Challenges: With a range of products that have extensive capabilities, VMware’s solutions are complex from a technical, licensing, and pricing perspective.
6. Analyst’s Take
While multicloud networking was not a table stake (required feature) in this report, it is no surprise that it is one of the most sought-after capabilities. All vendors featured in this report who support hybrid and multicloud networking ensure that both connectivity and their services span the supported environments. This coverage includes visibility, security, and network optimization techniques.
In the previous iteration of the report, we defined one of the most important criteria on which we were seeing different maturity levels as application-aware infrastructure. In this iteration, we have taken a more granular approach, defining as key criteria both service-to-service connectivity—which includes applications and other types of services that run in cloud and on-premises environments—and content-aware traffic processing. And as in the previous report, both small and large vendors have varying capabilities here. Some enable cloud networking using Layer 4 constructs while others deliver Layer 7 services. We expect that there will be additional focus on service performance and health, and this will lead all vendors to pursue delivery of Layer 7 capabilities such as service discovery, monitoring, content-aware load balancing, and traffic filtering.

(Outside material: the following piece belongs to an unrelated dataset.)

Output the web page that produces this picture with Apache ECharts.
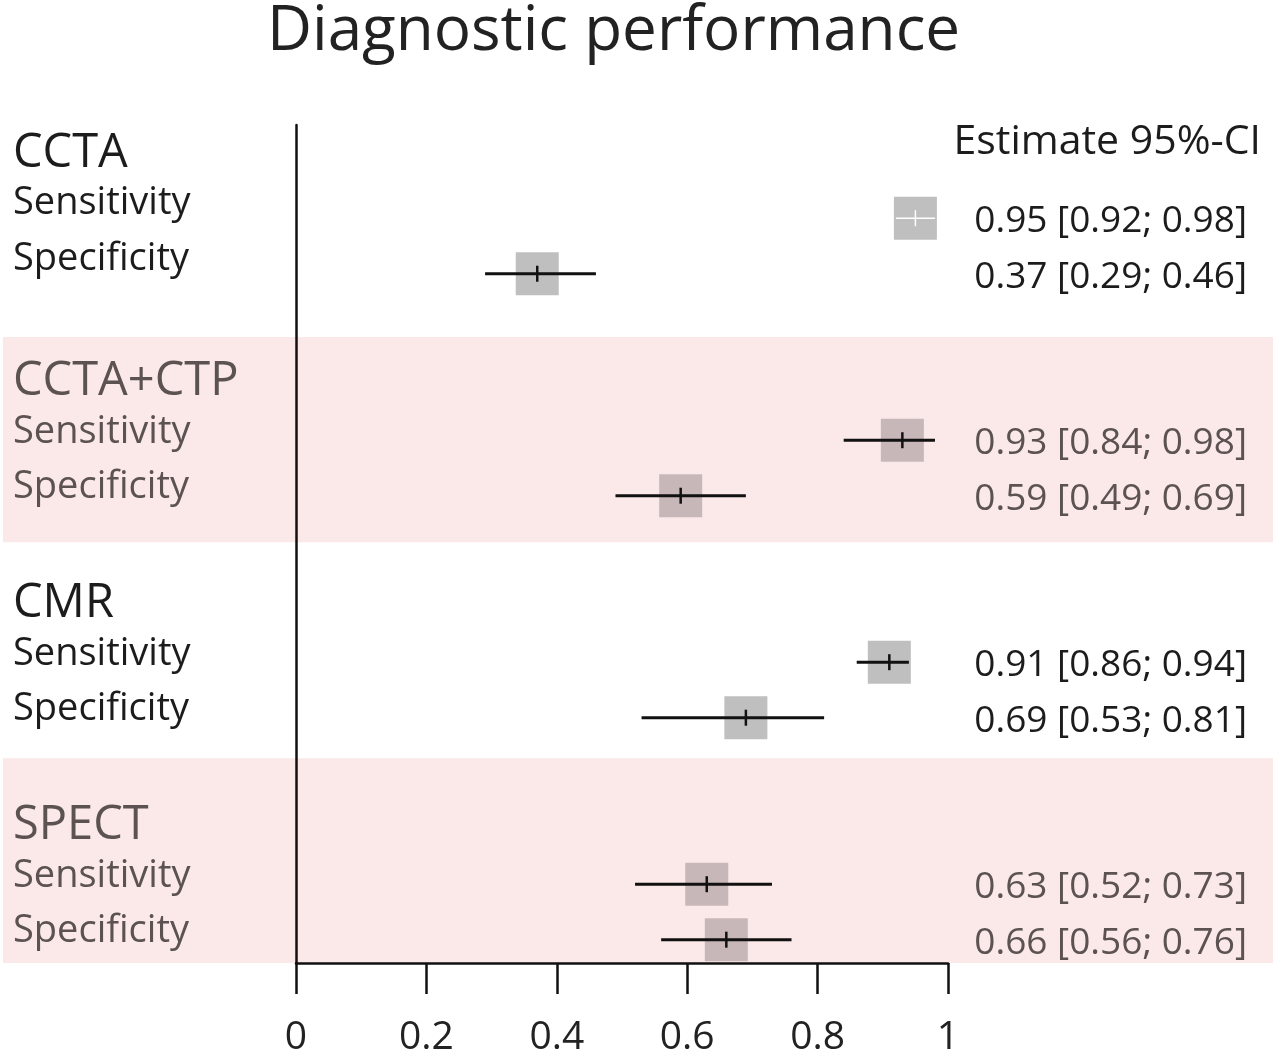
<!DOCTYPE html>
<html>
<head>
<meta charset="utf-8">
<script src="https://cdn.jsdelivr.net/npm/echarts@6/dist/echarts.min.js"></script>
<style>
  html, body { margin: 0; padding: 0; background: #fff; }
  #chart { width: 1280px; height: 1056px; }
</style>
</head>
<body>
<div id="chart"></div>
<script>
// data
const groups = ['CCTA', 'CCTA+CTP', 'CMR', 'SPECT'];
const measures = ['Sensitivity', 'Specificity'];
const estimates = [0.95, 0.37, 0.93, 0.59, 0.91, 0.69, 0.63, 0.66];
const lowerCI = [0.92, 0.29, 0.84, 0.49, 0.86, 0.53, 0.52, 0.56];
const upperCI = [0.98, 0.46, 0.98, 0.69, 0.94, 0.81, 0.73, 0.76];
const shadedGroups = [1, 3];
const xTicks = [0, 0.2, 0.4, 0.6, 0.8, 1];

const FONT = 'Open Sans';
const BAND = '#fbe9e9';
const DARK = '#1c1c1c';
const MUTED = '#5c5252';

// each group takes 4 rows: header, sensitivity, specificity, gap
const rowSlot = (g, m) => g * 4 + 1 + m;

const markerData = [];
estimates.forEach((est, i) => {
  const g = Math.floor(i / 2), m = i % 2;
  markerData.push([est, lowerCI[i], upperCI[i], rowSlot(g, m), shadedGroups.includes(g) ? 1 : 0]);
});

// band extents in row units (last band runs down to the axis)
const bandData = shadedGroups.map(g => g === 3
  ? [rowSlot(g, 0) - 2.27, rowSlot(g, 1) + 0.42]
  : [rowSlot(g, 0) - 1.86, rowSlot(g, 1) + 0.84]);

// text labels: [slot, text, side, color, size]
const labels = [];
labels.push([-0.37, 'Estimate 95%-CI', 'right-head', DARK, 41]);
groups.forEach((name, g) => {
  const col = shadedGroups.includes(g) ? MUTED : DARK;
  const shift = g === 0 ? -0.12 : 0;
  labels.push([rowSlot(g, 0) - 1.05 + shift, name, 'left', col, 47]);
  measures.forEach((mName, m) => {
    const i = g * 2 + m;
    labels.push([rowSlot(g, m) - 0.15 + shift, mName, 'left', col, 38]);
    labels.push([rowSlot(g, m) + 0.06,
      estimates[i].toFixed(2) + ' [' + lowerCI[i].toFixed(2) + '; ' + upperCI[i].toFixed(2) + ']',
      'right', col, 37]);
  });
});

const chart = echarts.init(document.getElementById('chart'));

const option = {
  backgroundColor: '#fff',
  animation: false,
  title: {
    text: 'Diagnostic performance',
    left: 262,
    top: -4,
    textStyle: { fontFamily: FONT, fontSize: 62, fontWeight: 'normal', color: '#222' }
  },
  grid: { left: 296, right: 332, top: 125, bottom: 93, outerBoundsMode: 'none' },
  xAxis: {
    type: 'value',
    position: 'bottom',
    min: 0,
    max: 1,
    interval: 0.2,
    splitLine: { show: false },
    axisLine: { show: true, onZero: false, lineStyle: { color: '#111', width: 2.5 } },
    axisTick: { show: true, length: 31, lineStyle: { color: '#111', width: 2.5 } },
    axisLabel: {
      fontFamily: FONT, fontSize: 39, color: '#222', margin: 55,
      customValues: xTicks
    }
  },
  yAxis: {
    type: 'value',
    inverse: true,
    min: -0.68,
    max: 14.42,
    splitLine: { show: false },
    axisLine: { show: true, onZero: false, lineStyle: { color: '#111', width: 2.5 } },
    axisTick: { show: false },
    axisLabel: { show: false }
  },
  series: [
    {
      // shaded group bands, full width of the figure
      type: 'custom',
      z: -1,
      silent: true,
      data: bandData,
      renderItem(params, api) {
        const top = api.coord([0, api.value(0)])[1];
        const bottom = api.coord([0, api.value(1)])[1];
        return {
          type: 'rect',
          shape: { x: 3, y: top, width: 1270, height: bottom - top },
          style: { fill: BAND }
        };
      }
    },
    {
      // square + confidence interval + estimate tick
      type: 'custom',
      z: 3,
      data: markerData,
      renderItem(params, api) {
        const c = api.coord([api.value(0), api.value(3)]);
        const lo = api.coord([api.value(1), api.value(3)]);
        const hi = api.coord([api.value(2), api.value(3)]);
        const half = 21.5;
        const inside = lo[0] >= c[0] - half && hi[0] <= c[0] + half;
        const ink = inside ? '#fff' : '#111';
        const fill = api.value(4) ? '#c7b7b8' : '#bfbfbf';
        return {
          type: 'group',
          children: [
            { type: 'rect', shape: { x: c[0] - half, y: c[1] - half, width: half * 2, height: half * 2 }, style: { fill: fill } },
            { type: 'line', shape: { x1: lo[0], y1: c[1], x2: hi[0], y2: c[1] }, style: { stroke: ink, lineWidth: inside ? 1.5 : 3 } },
            { type: 'line', shape: { x1: c[0], y1: c[1] - 8, x2: c[0], y2: c[1] + 8 }, style: { stroke: ink, lineWidth: inside ? 1.5 : 2.5 } }
          ]
        };
      }
    },
    {
      // row labels on the left and estimates on the right
      type: 'custom',
      z: 4,
      silent: true,
      data: labels.map(l => [0, l[0]]),
      renderItem(params, api) {
        const l = labels[params.dataIndex];
        const y = api.coord([0, api.value(1)])[1];
        const side = l[2];
        let x = 13, align = 'left';
        if (side === 'right') { x = 1247; align = 'right'; }
        if (side === 'right-head') { x = 1261; align = 'right'; }
        return {
          type: 'text',
          style: {
            x: x, y: y, text: l[1], align: align, verticalAlign: 'middle',
            fill: l[3], fontFamily: FONT, fontSize: l[4]
          }
        };
      }
    }
  ]
};

chart.setOption(option);
</script>
</body>
</html>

To support this application-first mentality further, support for DevOps, declarative networking via integrations with IaC tools, and availability of APIs are on top of most providers’ lists. All vendors featured in the report offer comprehensive APIs and must also include out-of-the-box integrations with Terraform, Ansible, Chef, Salt, and/or similar tools.

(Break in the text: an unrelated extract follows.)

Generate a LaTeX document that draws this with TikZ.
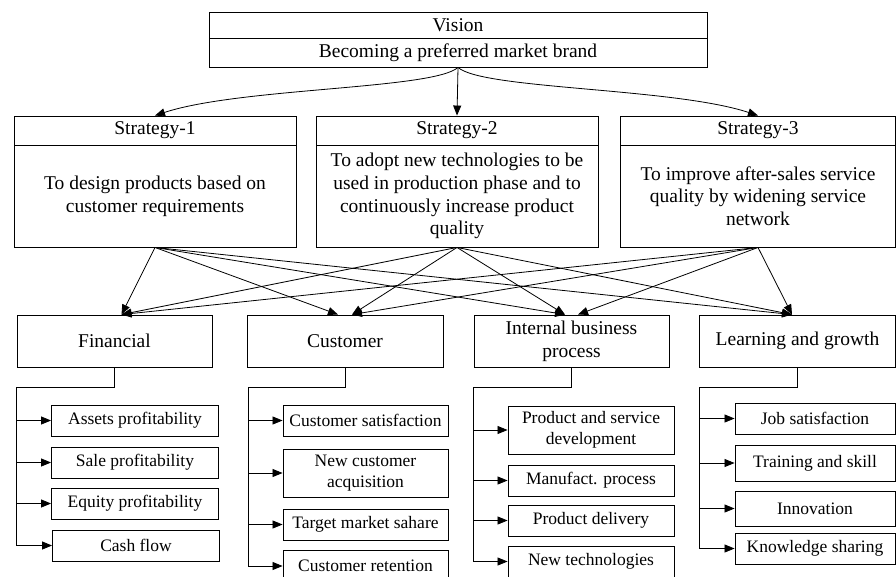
\documentclass[tikz,border=0pt]{standalone}
\usepackage{fontspec}
\setmainfont{Liberation Serif}
\usetikzlibrary{arrows.meta}

\begin{document}
\begin{tikzpicture}[x=1pt, y=-1pt, > = {Triangle[length=10pt,width=8pt]},
    box/.style = {draw, line width=0.9pt, inner sep=2pt, align=center, font=\fontsize{19.5}{22.7}\selectfont},
    subbox/.style = {draw, line width=0.9pt, inner sep=1pt, align=center, minimum height=31pt, font=\fontsize{17.5}{21}\selectfont},
    link/.style = {line width=0.8pt, ->}]

    \useasboundingbox (0,0) rectangle (896,576);

    % vision
    \node[box, minimum width=498pt, minimum height=26pt] (visionhead) at (458,25) {Vision};
    \node[box, minimum width=498pt, minimum height=29pt] (visionbody) at (458,52.5) {Becoming a preferred market brand};

    % strategies
    \node[box, minimum width=282pt, minimum height=29pt] (s1head) at (155,130.5) {Strategy-1};
    \node[box, minimum width=282pt, minimum height=102pt] (s1body) at (155,196) {To design products based on\\customer requirements};
    \node[box, minimum width=282pt, minimum height=29pt] (s2head) at (457,130.5) {Strategy-2};
    \node[box, minimum width=282pt, minimum height=102pt] (s2body) at (457,196) {To adopt new technologies to be\\used in production phase and to\\continuously increase product\\quality};
    \node[box, minimum width=275pt, minimum height=29pt] (s3head) at (758,130.5) {Strategy-3};
    \node[box, minimum width=275pt, minimum height=102pt] (s3body) at (758,196) {To improve after-sales service\\quality by widening service\\network};

    \draw[link] (visionbody.south) .. controls +(-25,22) and +(85,-28) .. (s1head.north);
    \draw[link] (visionbody.south) -- (s2head.north);
    \draw[link] (visionbody.south) .. controls +(25,22) and +(-85,-28) .. (s3head.north);

    % perspectives
    \node[box, minimum width=195pt, minimum height=52pt] (fin) at (114.5,341) {Financial};
    \node[box, minimum width=196pt, minimum height=52pt] (cust) at (345,341) {Customer};
    \node[box, minimum width=195pt, minimum height=52pt] (ibp) at (571.5,341) {Internal business\\process};
    \node[box, minimum width=196pt, minimum height=52pt] (lg) at (797.5,341) {Learning and growth};

    \foreach \s in {s1body,s2body,s3body}
        \draw[link] (\s.south) -- ([xshift=7pt]fin.north);
    \draw[link] (s1body.south) -- ([xshift=-7pt]cust.north);
    \foreach \s in {s2body,s3body}
        \draw[link] (\s.south) -- ([xshift=7pt]cust.north);
    \foreach \s in {s1body,s2body}
        \draw[link] (\s.south) -- ([xshift=-6.5pt]ibp.north);
    \draw[link] (s3body.south) -- ([xshift=6.5pt]ibp.north);
    \foreach \s in {s1body,s2body,s3body}
        \draw[link] (\s.south) -- ([xshift=-5.5pt]lg.north);

    % financial measures
    \node[subbox, minimum width=167pt] (fa1) at (135,420.5) {Assets profitability};
    \node[subbox, minimum width=167pt] (fa2) at (135,462.5) {Sale profitability};
    \node[subbox, minimum width=167pt] (fa3) at (135,503.5) {Equity profitability};
    \node[subbox, minimum width=167pt] (fa4) at (136,545.5) {Cash flow};

    % customer measures
    \node[subbox, minimum width=165pt] (cu1) at (365.5,420.5) {Customer satisfaction};
    \node[subbox, minimum width=165pt, minimum height=48pt] (cu2) at (365.5,473) {New customer\\acquisition};
    \node[subbox, minimum width=165pt] (cu3) at (365.5,524.5) {Target market sahare};
    \node[subbox, minimum width=165pt] (cu4) at (365.5,566) {Customer retention};

    % internal process measures
    \node[subbox, minimum width=166pt, minimum height=48pt] (ip1) at (591,430) {Product and service\\development};
    \node[subbox, minimum width=166pt] (ip2) at (591,480.5) {Manufact. process};
    \node[subbox, minimum width=166pt] (ip3) at (591,520.5) {Product delivery};
    \node[subbox, minimum width=166pt] (ip4) at (591,561.5) {New technologies};

    % learning measures
    \node[subbox, minimum width=160pt] (lg1) at (815,418.5) {Job satisfaction};
    \node[subbox, minimum width=160pt, minimum height=36pt] (lg2) at (815,463) {Training and skill};
    \node[subbox, minimum width=160pt, minimum height=35pt] (lg3) at (815,508.5) {Innovation};
    \node[subbox, minimum width=160pt] (lg4) at (815,548.5) {Knowledge sharing};

    % trees
    \coordinate (finbar) at (16,387);
    \coordinate (custbar) at (248,387);
    \coordinate (ipbar) at (473,387);
    \coordinate (lgbar) at (699,387);

    \draw[line width=0.8pt] (fin.south) |- (finbar);
    \draw[link] (finbar) |- (fa4.west);
    \foreach \n in {fa1,fa2,fa3}
        \draw[link] (finbar |- \n.west) -- (\n.west);

    \draw[line width=0.8pt] (cust.south) |- (custbar);
    \draw[link] (custbar) |- (cu4.west);
    \foreach \n in {cu1,cu2,cu3}
        \draw[link] (custbar |- \n.west) -- (\n.west);

    \draw[line width=0.8pt] (ibp.south) |- (ipbar);
    \draw[link] (ipbar) |- (ip4.west);
    \foreach \n in {ip1,ip2,ip3}
        \draw[link] (ipbar |- \n.west) -- (\n.west);

    \draw[line width=0.8pt] (lg.south) |- (lgbar);
    \draw[link] (lgbar) |- (lg4.west);
    \foreach \n in {lg1,lg2,lg3}
        \draw[link] (lgbar |- \n.west) -- (\n.west);

\end{tikzpicture}
\end{document}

Cloud networking solutions have an innate focus on Day 0 and 1 activities, enabling users to design and deploy new networks easily. This facilitation is achieved by using drag-and-drop visual builders or IaC tools or walking through a setup wizard in the solution’s GUI. For Day 2 (operational) activities, we’ve assessed vendors on their solution’s troubleshooting and diagnostics performance, which varies widely. Vendors with mature capabilities in this area offer ML algorithms for data analysis and predictive maintenance, which can be used to perform self-healing. Vendors with less mature capabilities offer only basic functions, such as setting up thresholds to trigger alarms when performance gets degraded.

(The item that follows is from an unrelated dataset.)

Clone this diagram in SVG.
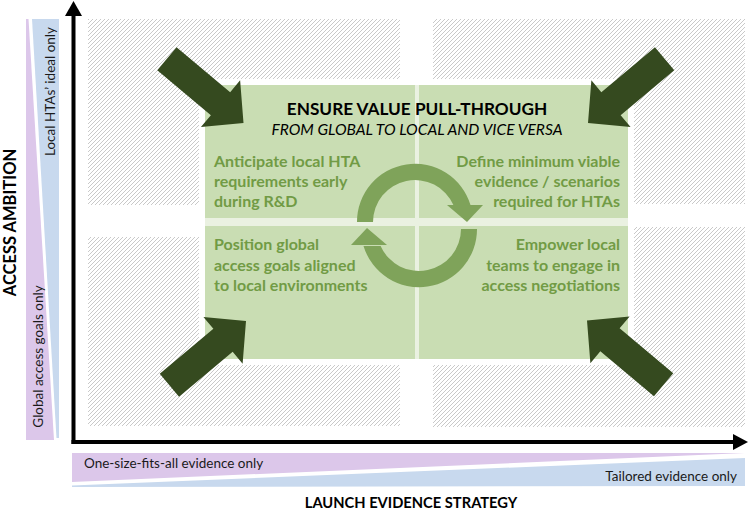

With more cloud migrations for enterprise customers coming and more cloud-first companies and services entering the market, we expect the adoption of cloud networking to increase, largely because it enables organizations to take a more agile approach toward their infrastructure. Rather than being limited by physical networking, cloud networking enables developers to access the resources and services offered by all types of infrastructure providers, for on-premises workloads, multiple public clouds, and an increasing number of edge locations. As part of the application development process, developers will be able to spin up (and down) networking resources according to their own requirements, without low-level networking knowledge, creating bespoke infrastructure that best serves the given application.
7. About Andrew Green
Andrew Green is an experienced technologist whose areas of expertise include enterprise IT, fintech, Internet of Things, artificial intelligence, and fixed and mobile connectivity. His engineering experience as an operational support system designer and radio networks optimization engineer helps him assess new technologies from both a technical and commercial perspective. Currently, Logan oversees Vodafone’s portfolio of managed IT products targeted at large enterprises. He has also been working as a technical writer and business strategist across the technology industry, helping mid-sized organizations define their propositions, offerings, and market positioning.